I get the following in the LastErrorText for a call to CompressString:
Code: [Select]
ChilkatLog:
  CompressString:
    DllDate: Nov 27 2017
    ChilkatVersion: 9.5.0.70
    UnlockPrefix: xxx
    Architecture: Little Endian; 64-bit
    Language: .NET 4.6 VS2017 / x64
    VerboseLogging: 0
    Character encoding conversion failed.
    Charset: windows-1252
    ConvertedToNumBytes: 4573
    Set the Charset property equal to an appropriate charset (see http://www.chilkatsoft.com/p/p_463.asp)
    Failed.
  --CompressString
--ChilkatLog

Chilkat

  • Administrator
  • Full Member
  • *****
  • Posts: 103
  • Karma: +6/-0
    • View Profile
Re: CompressString: Character encoding conversion failed?
« Reply #1 on: December 06, 2017, 09:52:04 AM »
For many methods that accept a string input, such as for hashing, encryption, compression, etc., it's
imperative to specify the exact bytes that are hashed/encrypted/compressed/...

When a string is passed, a string is a sequence of characters (i.e. symbols).  For example 'A'.
In us-ascii, 'A' is the byte value 0x41.    In utf-16 it's two bytes 0x0041. 

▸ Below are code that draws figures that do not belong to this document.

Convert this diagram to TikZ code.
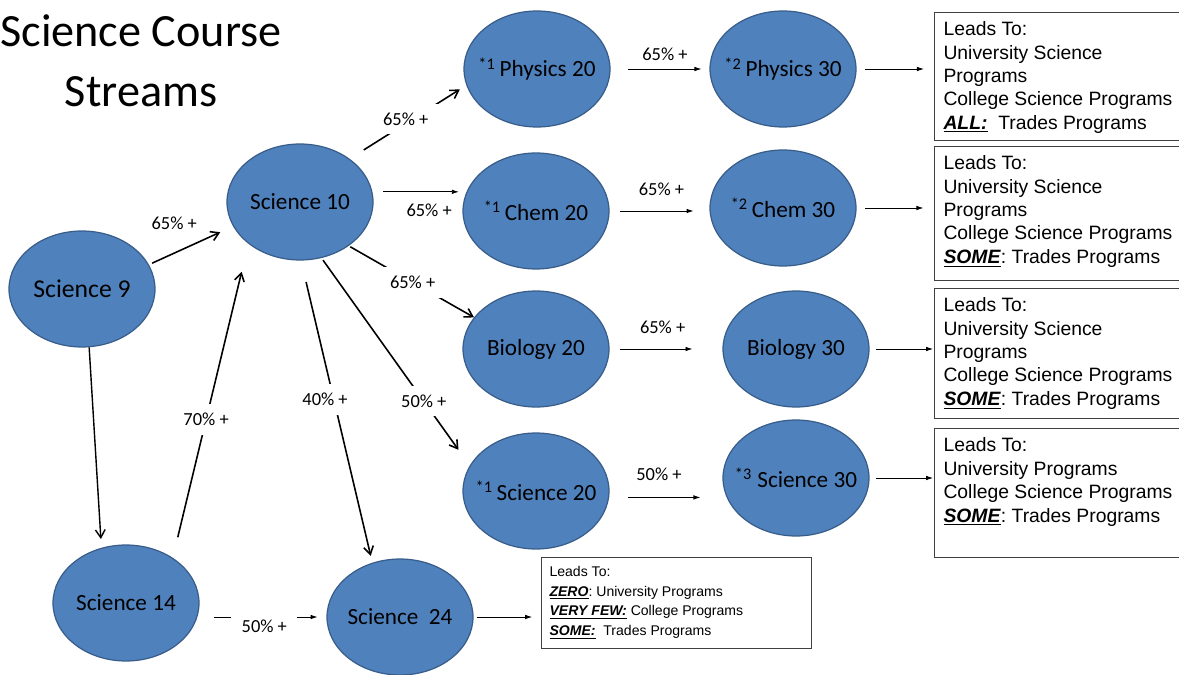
\documentclass[tikz,border=0pt]{standalone}
\usepackage{fontspec}
\usepackage{tikz}
\usetikzlibrary{shapes.geometric,arrows.meta}
\newfontfamily\calibri{Carlito}
\newfontfamily\arial{Liberation Sans}
\definecolor{courseblue}{HTML}{4F81BD}
\definecolor{courseedge}{HTML}{385D8A}
\frenchspacing
\tikzset{
  course/.style={ellipse, fill=courseblue, draw=courseedge, line width=0.7pt,
    minimum width=2.92cm, minimum height=2.32cm, inner xsep=-10pt, inner ysep=0pt,
    font=\calibri\fontsize{13.2}{15}\selectfont},
  leads/.style={draw=black!75, line width=0.6pt, inner xsep=0.18cm, inner ysep=0pt,
    anchor=north west, font=\arial\fontsize{11}{13.3}\selectfont},
  pct/.style={font=\calibri\fontsize{10.5}{12}\selectfont, inner sep=1pt},
  gap/.style={pct, fill=white, inner xsep=6pt, inner ysep=5pt},
  diag/.style={->, >={Straight Barb[length=4.5pt,width=5.5pt]}, line width=0.9pt},
  flat/.style={->, >={Latex[length=4pt,width=2.6pt]}, line width=0.5pt},
}
\newcommand{\leadsbox}[2]{\parbox[c][#1][t]{4.8cm}{\raggedright\rule{0pt}{13.3pt}#2}}
\newcommand{\few}[1]{\underline{\textbf{\textit{#1}}}}

\begin{document}
\begin{tikzpicture}[x=0.02cm,y=-0.02cm]
\useasboundingbox (0,0) rectangle (1179,675);
\node[font=\calibri\fontsize{26.3}{34.6}\selectfont, align=center, anchor=north, inner sep=0pt] (title) at (141,14) {Science Course\\Streams};
% courses
\node[course, font=\calibri\fontsize{14.6}{16}\selectfont] (sci9) at (82,289) {Science 9};
\node[course] (sci10)  at (300,202) {Science 10};
\node[course] (sci14)  at (126,603) {Science 14};
\node[course] (sci24)  at (400,617) {Science\ \ 24};
\node[course] (phy20)  at (537,69)  {\textsuperscript{*1}\,Physics 20};
\node[course] (phy30)  at (783,69)  {\textsuperscript{*2}\,Physics 30};
\node[course] (chem20) at (536,211) {\textsuperscript{*1}\,Chem 20};
\node[course] (chem30) at (783,208) {\textsuperscript{*2}\,Chem 30};
\node[course] (bio20)  at (536,349) {Biology 20};
\node[course] (bio30)  at (796,349) {Biology 30};
\node[course] (sci20)  at (536,491) {\textsuperscript{*1}\,Science 20};
\node[course] (sci30)  at (796,478) {\textsuperscript{*3} Science 30};
% where they lead
\node[leads] (box1) at (934,12)  {\leadsbox{2.56cm}{Leads To:\\University Science\\Programs\\College Science Programs\\\few{ALL:}\ \ Trades Programs}};
\node[leads] (box2) at (934,146) {\leadsbox{2.68cm}{Leads To:\\University Science\\Programs\\College Science Programs\\\few{SOME}: Trades Programs}};
\node[leads] (box3) at (934,288) {\leadsbox{2.6cm}{Leads To:\\University Science\\Programs\\College Science Programs\\\few{SOME}: Trades Programs}};
\node[leads] (box4) at (934,428) {\leadsbox{2.58cm}{Leads To:\\University Programs\\College Science Programs\\\few{SOME}: Trades Programs}};
\node[leads, inner xsep=0.16cm, font=\arial\fontsize{8}{11.2}\selectfont] (box24) at (541,557) {\parbox[c][1.82cm][t]{5.08cm}{\raggedright\rule{0pt}{10.8pt}Leads To:\\\few{ZERO}: University Programs\\\few{VERY FEW:} College Programs\\\few{SOME:}\ \ Trades Programs}};
% streams
\draw[diag, shorten <=2pt, shorten >=8pt] (sci9.20) -- node[pct, above=12pt, pos=0.3] {65\% +} (sci10.200);
\draw[diag, line width=0.8pt, shorten >=5pt] (sci9.-83) -- (sci14.114);
\draw[diag, shorten <=12pt, shorten >=16.4pt] (sci14.44) -- node[gap, pos=0.44] {70\% +} (sci10.219);
\draw[diag, shorten <=9.4pt, shorten >=4.4pt] (sci10.41) -- node[gap, pos=0.48, yshift=2.5pt] {65\% +} (phy20.193);
\draw[flat, shorten <=6pt, shorten >=2pt] (sci10.8) -- node[pct, below=5.5pt, pos=0.63] {65\% +} (sci10.8 -| chem20.west);
\draw[diag, shorten <=1pt] (sci10.-42) -- node[gap, pos=0.51] {65\% +} (bio20.153);
\draw[diag, shorten <=1.5pt, shorten >=11pt] (sci10.-69) -- node[gap, pos=0.69] {50\% +} (sci20.159);
\draw[diag, shorten <=12.5pt, shorten >=4pt] (sci10.-89) -- node[gap, pos=0.46, xshift=-5pt] {40\% +} (sci24.117);
\draw[flat, shorten <=8pt, shorten >=5pt] (sci14.east |- sci24.west) -- node[gap, pos=0.51, yshift=-5pt] {50\% +} (sci24.west);
\draw[flat, shorten <=10pt, shorten >=4.5pt] (phy20.east) -- node[pct, above=3.5pt, pos=0.55] {65\% +} (phy30.west);
\draw[flat, shorten <=5.7pt, shorten >=9pt] (chem20.east) -- node[pct, above=7.5pt, pos=0.52] {65\% +} (chem20.east -| chem30.west);
\draw[flat, shorten <=5.7pt, shorten >=17pt] (bio20.east) -- node[pct, above=7.5pt, pos=0.47] {65\% +} (bio30.west);
\draw[flat, shorten <=10.5pt, shorten >=12.5pt] (sci20.-5) -- node[pct, above=8pt, pos=0.44] {50\% +} (sci20.-5 -| sci30.west);
% to the boxes
\draw[flat, shorten <=5pt, shorten >=5.7pt] (phy30.east) -- (phy30.east -| box1.west);
\draw[flat, shorten <=5pt, shorten >=6pt] (chem30.east) -- (chem30.east -| box2.west);
\draw[flat, shorten <=3.4pt, shorten >=0.5pt] (bio30.east) -- (bio30.east -| box3.west);
\draw[flat, shorten <=3.4pt, shorten >=0.5pt] (sci30.east) -- (sci30.east -| box4.west);
\draw[flat, shorten <=1.7pt, shorten >=5pt] (sci24.east) -- (sci24.east -| box24.west);
\end{tikzpicture}
\end{document}
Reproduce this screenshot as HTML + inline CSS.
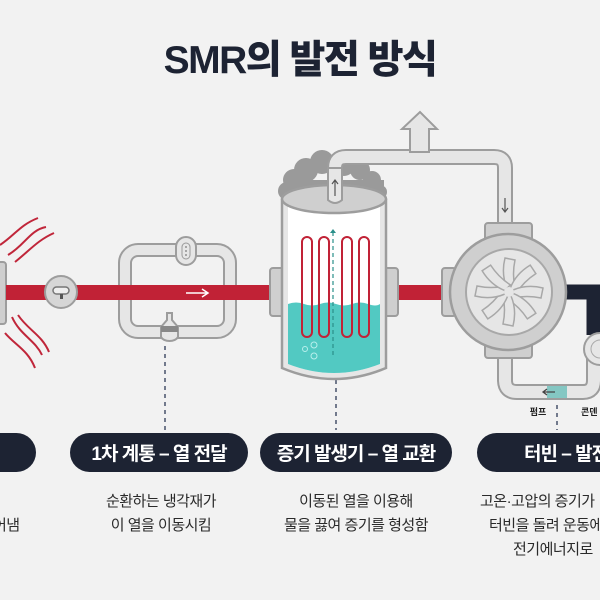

The charset specifies the byte representation of the string.  See https://www.example-code.com/charset101.asp
In other words, you cannot hash/compress/encrypt a "string", you can only do so with a particular byte
representation of the string.

In this case, the default byte representation is ANSI (which is windows-1252,  i.e. the single-byte per char Western European charset)
This has always been the default.   If, for example, you pass a Korean char in the string, then the conversion
to the windows-1252 byte representation will fail because, since it's a 1-byte per char representation, it's only capable
of defining code points for us-ascii and Western European language chars.  You would need a Charset such as utf-8, utf-16, or
something else..

Chilkat fails the method call if it encounters chars not represented by the Charset.